*TASK OBJECTIVE*.
Reproduce all the lines exactly as they stand, apart from the pictures.

*AVAILABLE DATA*.
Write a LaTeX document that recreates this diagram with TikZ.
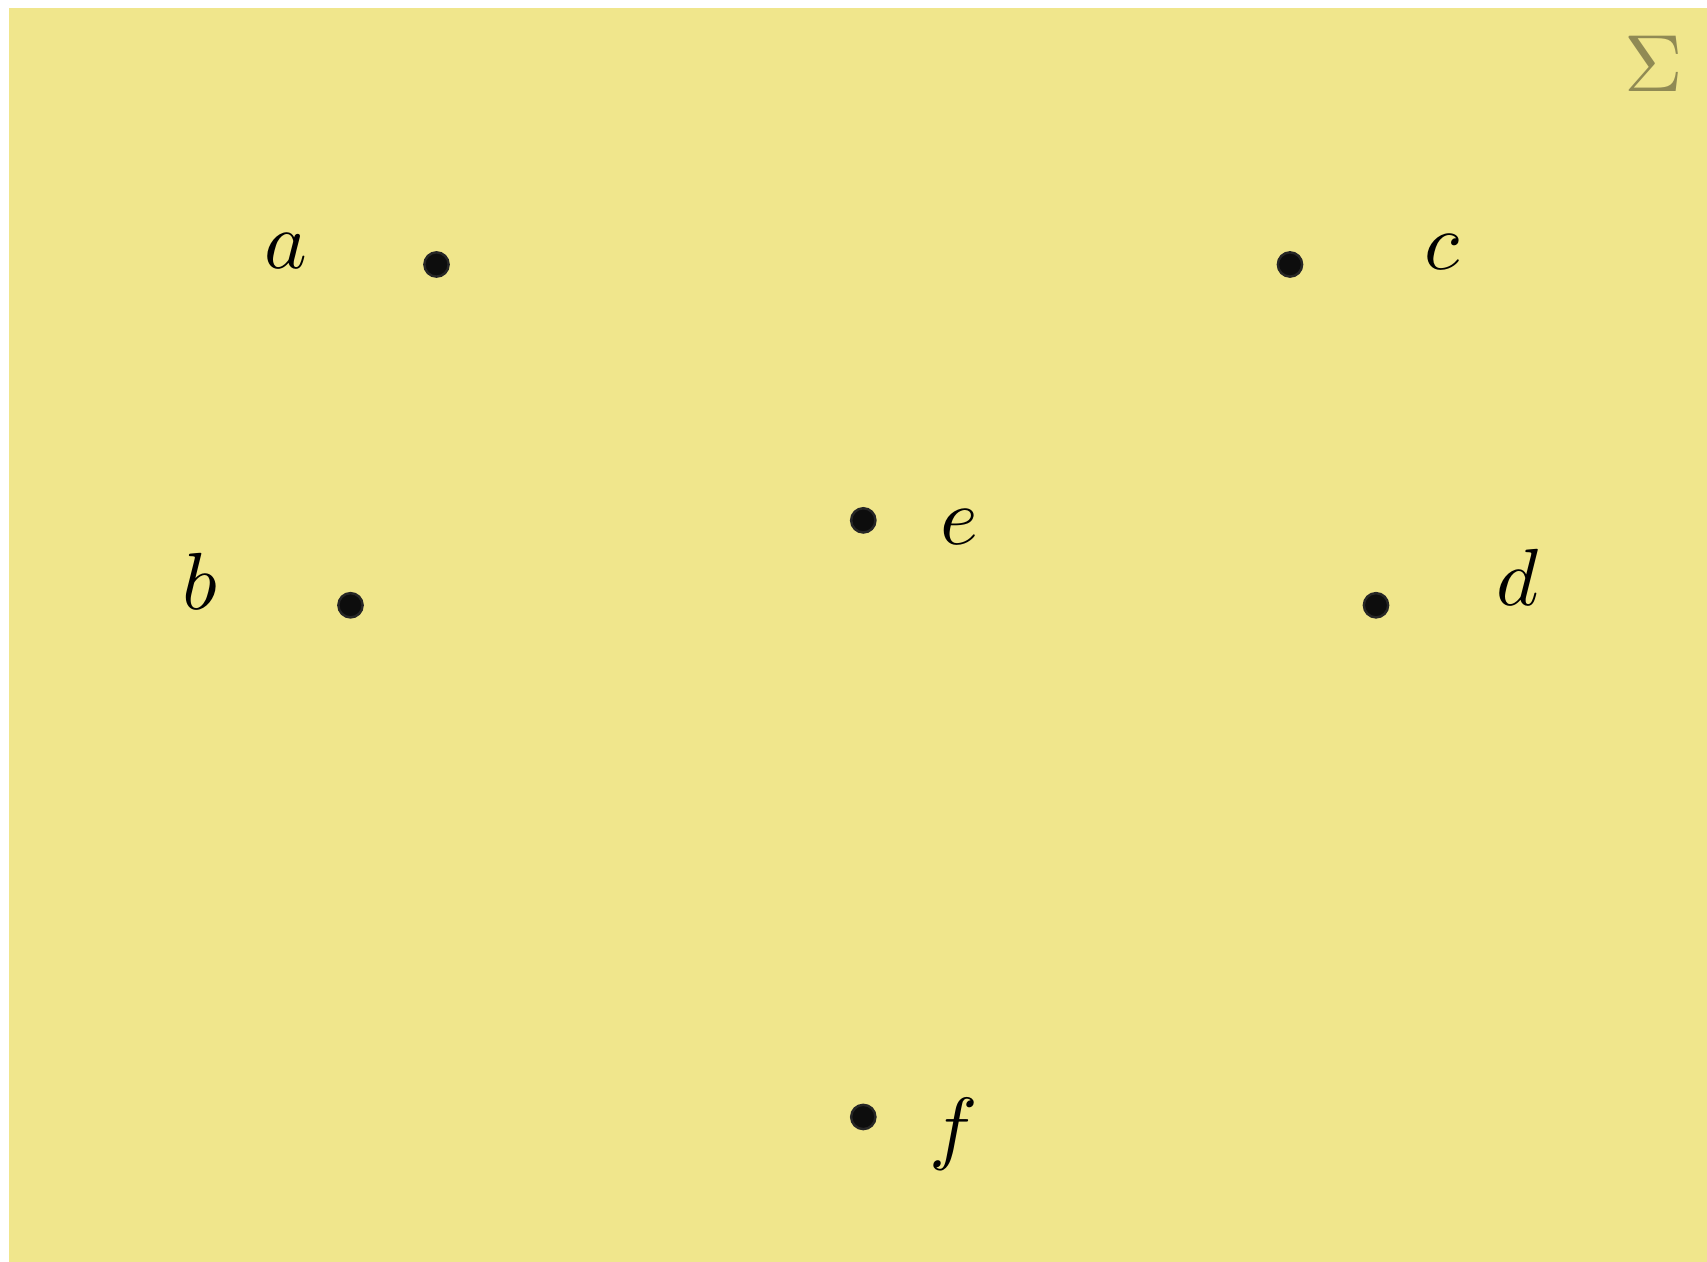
\documentclass[tikz,border=0pt]{standalone}
\usetikzlibrary{shapes.geometric}
\definecolor{bgkhaki}{RGB}{240,230,140}
\colorlet{sigmacol}{bgkhaki!60!black}
\tikzset{
  pt/.style={circle, fill=black!95, draw=black!85, line width=0.3pt, minimum size=3.0pt, inner sep=0pt},
  lbl/.style={inner sep=0pt, font=\normalsize},
}
\begin{document}
\begin{tikzpicture}[x=0.12346pt, y=-0.12346pt]
\useasboundingbox (0,0) rectangle (1707,1262);
\fill[bgkhaki] (9,8) rectangle (1707,1262);
\node[inner sep=0pt, text=sigmacol] (sigma) at (1653.5,64) {$\Sigma$};
\node[pt] (a) at (436.5,264.5) {};
\node[pt] (c) at (1290,264.5) {};
\node[pt] (e) at (863.3,520.4) {};
\node[pt] (b) at (350.5,605.3) {};
\node[pt] (d) at (1376,605.3) {};
\node[pt] (f) at (863.3,1117) {};
\node[lbl] (la) at (286,251) {$a$};
\node[lbl] (lc) at (1442,252) {$c$};
\node[lbl] (le) at (959,527) {$e$};
\node[lbl] (lb) at (200,581) {$b$};
\node[lbl] (ld) at (1518,577) {$d$};
\node[lbl] (lf) at (954,1134) {$f$};
\end{tikzpicture}
\end{document}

*RESULT OF THE TASK*.
Write a LaTeX document that recreates this diagram with TikZ.
\documentclass[tikz,border=0pt]{standalone}
\usetikzlibrary{shapes.geometric}
\definecolor{bgkhaki}{RGB}{240,230,140}
\colorlet{sigmacol}{bgkhaki!60!black}
\tikzset{
  pt/.style={circle, fill=black!95, draw=black!85, line width=0.3pt, minimum size=3.0pt, inner sep=0pt},
  lbl/.style={inner sep=0pt, font=\normalsize},
}
\begin{document}
\begin{tikzpicture}[x=0.12346pt, y=-0.12346pt]
\useasboundingbox (0,0) rectangle (1707,1262);
\fill[bgkhaki] (9,8) rectangle (1707,1262);
\node[inner sep=0pt, text=sigmacol] (sigma) at (1653.5,64) {$\Sigma$};
\node[pt] (a) at (436.5,264.5) {};
\node[pt] (c) at (1290,264.5) {};
\node[pt] (e) at (863.3,520.4) {};
\node[pt] (b) at (350.5,605.3) {};
\node[pt] (d) at (1376,605.3) {};
\node[pt] (f) at (863.3,1117) {};
\node[lbl] (la) at (286,251) {$a$};
\node[lbl] (lc) at (1442,252) {$c$};
\node[lbl] (le) at (959,527) {$e$};
\node[lbl] (lb) at (200,581) {$b$};
\node[lbl] (ld) at (1518,577) {$d$};
\node[lbl] (lf) at (954,1134) {$f$};
\end{tikzpicture}
\end{document}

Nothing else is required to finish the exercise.